Petitioner Tender Learning Care is a child day-care center located in Orange County and, between December 17, 2007 and December 16, 2009, petitioner Aida Torres—the center's director—was licensed by respondent to provide day-care services for up to 24 preschoolers at that location. In order to renew her license, Torres was required to submit a completed renewal application, including documentation of satisfactory inspections and approvals by respondent, at least 60 days prior to the expiration of her license (see 18 NYCRR 418-1.2 [e] [1], [5]). By her own admission, Torres did not submit her renewal application, which contained some—but not all—of the required paperwork—until November 2009. Following various site inspections, respondent suspended and revoked Torres's license and denied her application for renewal thereof, citing numerous regulatory violations. An administrative hearing ensued, at the conclusion of which an Administrative Law Judge upheld the underlying revocation/denial. Petitioners thereafter commenced this CPLR article 78 proceeding, subsequently transferred to [*2]this Court, to challenge respondent's determination.
We confirm. Torres was cited for failing to maintain a building temperature of at least 68 degrees Fahrenheit while the children were present (see 18 NYCRR 418-1.3 [b]), caring for school-age children despite being licensed to care only for preschoolers (see 18 NYCRR 418-1.15 [a] [4]), allowing a young child to sit on an employee's lap in the passenger seat of a moving motor vehicle (see 18 NYCRR 418-1.6 [d]; see also Vehicle and Traffic Law § 1229-c [2]), failing to have qualified staff on site at all times (see 18 NYCRR 418-1.13 [d]) and failing to maintain an adequate ratio of staff to children (see 18 NYCRR 418-1.8 [e]). In this regard, Torres admitted that she allowed the children to remain in the building despite a problem with the heating system—a violation documented by two of respondent's employees—and conceded that a young child indeed rode upon an employee's lap during a trip to the local library—an event witnessed by one of respondent's caseworkers. Torres also admitted that she cared for school-age children from time to time—despite being aware that she was not licensed to do so—and, further, that she was absent from the center on six particular occasions, during which time there was no other employee at the center who was qualified to discharge her administrative responsibilities. Moreover, respondent's caseworker testified that, during one of her site visits, she discovered one staff member caring for 14 children of various ages in violation of the relevant regulation. Such proof, in our view, constitutes substantial evidence to support respondent's determination (see Matter of Sindone-Thompson v New York State Off. of Children & Family Servs. Bur. of Early Childhood Servs., 296 AD2d 776, 777 [2002]; Matter of Frye v Kaladjian, 209 AD2d 787, 787-788 [1994]; see also Matter of Occhiogrosso v New York State Off. of Children & Family Servs., 72 AD3d 1092 [2010], lv denied 16 NY3d 703 [2011]).

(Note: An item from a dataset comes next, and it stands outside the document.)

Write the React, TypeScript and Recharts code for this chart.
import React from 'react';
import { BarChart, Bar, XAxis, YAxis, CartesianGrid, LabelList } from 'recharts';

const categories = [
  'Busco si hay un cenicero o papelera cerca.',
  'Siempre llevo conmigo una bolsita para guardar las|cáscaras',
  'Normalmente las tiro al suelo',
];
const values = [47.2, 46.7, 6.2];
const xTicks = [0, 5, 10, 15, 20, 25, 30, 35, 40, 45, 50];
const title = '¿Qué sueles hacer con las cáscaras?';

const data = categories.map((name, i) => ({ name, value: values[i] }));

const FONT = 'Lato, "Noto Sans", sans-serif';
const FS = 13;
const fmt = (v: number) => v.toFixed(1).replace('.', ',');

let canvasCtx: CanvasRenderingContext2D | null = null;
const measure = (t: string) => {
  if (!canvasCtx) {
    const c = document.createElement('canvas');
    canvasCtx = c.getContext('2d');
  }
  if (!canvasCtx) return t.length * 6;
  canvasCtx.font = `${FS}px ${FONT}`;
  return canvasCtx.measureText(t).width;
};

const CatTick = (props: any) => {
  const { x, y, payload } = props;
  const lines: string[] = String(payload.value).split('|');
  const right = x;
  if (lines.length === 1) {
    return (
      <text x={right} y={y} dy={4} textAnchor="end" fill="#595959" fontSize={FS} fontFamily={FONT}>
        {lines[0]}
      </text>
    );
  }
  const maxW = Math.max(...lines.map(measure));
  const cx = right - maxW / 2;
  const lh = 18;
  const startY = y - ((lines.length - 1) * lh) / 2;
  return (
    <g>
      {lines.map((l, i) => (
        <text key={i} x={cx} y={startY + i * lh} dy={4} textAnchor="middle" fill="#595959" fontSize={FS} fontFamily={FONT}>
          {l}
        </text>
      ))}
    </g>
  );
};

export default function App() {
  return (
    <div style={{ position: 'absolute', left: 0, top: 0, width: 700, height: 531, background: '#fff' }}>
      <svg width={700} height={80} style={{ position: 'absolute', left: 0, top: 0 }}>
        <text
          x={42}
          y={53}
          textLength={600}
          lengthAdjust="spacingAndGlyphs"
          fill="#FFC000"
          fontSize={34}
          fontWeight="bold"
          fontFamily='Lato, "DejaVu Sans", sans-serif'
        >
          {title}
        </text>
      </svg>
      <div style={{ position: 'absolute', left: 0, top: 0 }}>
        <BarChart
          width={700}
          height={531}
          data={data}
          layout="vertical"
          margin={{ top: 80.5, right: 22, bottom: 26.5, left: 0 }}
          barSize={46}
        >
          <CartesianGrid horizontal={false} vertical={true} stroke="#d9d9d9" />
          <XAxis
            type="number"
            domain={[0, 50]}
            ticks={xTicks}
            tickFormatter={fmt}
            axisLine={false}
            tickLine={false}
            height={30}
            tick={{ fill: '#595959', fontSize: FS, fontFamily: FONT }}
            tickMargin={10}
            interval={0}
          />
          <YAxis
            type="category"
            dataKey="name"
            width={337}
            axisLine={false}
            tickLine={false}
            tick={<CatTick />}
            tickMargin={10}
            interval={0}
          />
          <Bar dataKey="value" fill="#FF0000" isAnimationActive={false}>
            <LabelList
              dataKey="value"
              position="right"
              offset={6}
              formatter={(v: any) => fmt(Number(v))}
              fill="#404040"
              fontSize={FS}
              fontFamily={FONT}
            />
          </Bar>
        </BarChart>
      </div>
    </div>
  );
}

Torres's attempt to rationalize or minimize her conduct[FN*] is unpersuasive, as is her assertion that the penalty of revocation was "so disproportionate to the offenses as to be shocking to one's sense of fairness" (Matter of Occhiogrosso v New York State Off. of Children & Family Servs., 72 AD3d at 1092; see Matter of Frye v Kaladjian, 209 AD2d at 788). Petitioners' remaining contentions, to the extent not specifically addressed, have been examined and found to be lacking in merit.
Spain, J.P., Kavanagh, Stein and McCarthy, JJ., concur. Adjudged that the determination is confirmed, without costs, and petition dismissed.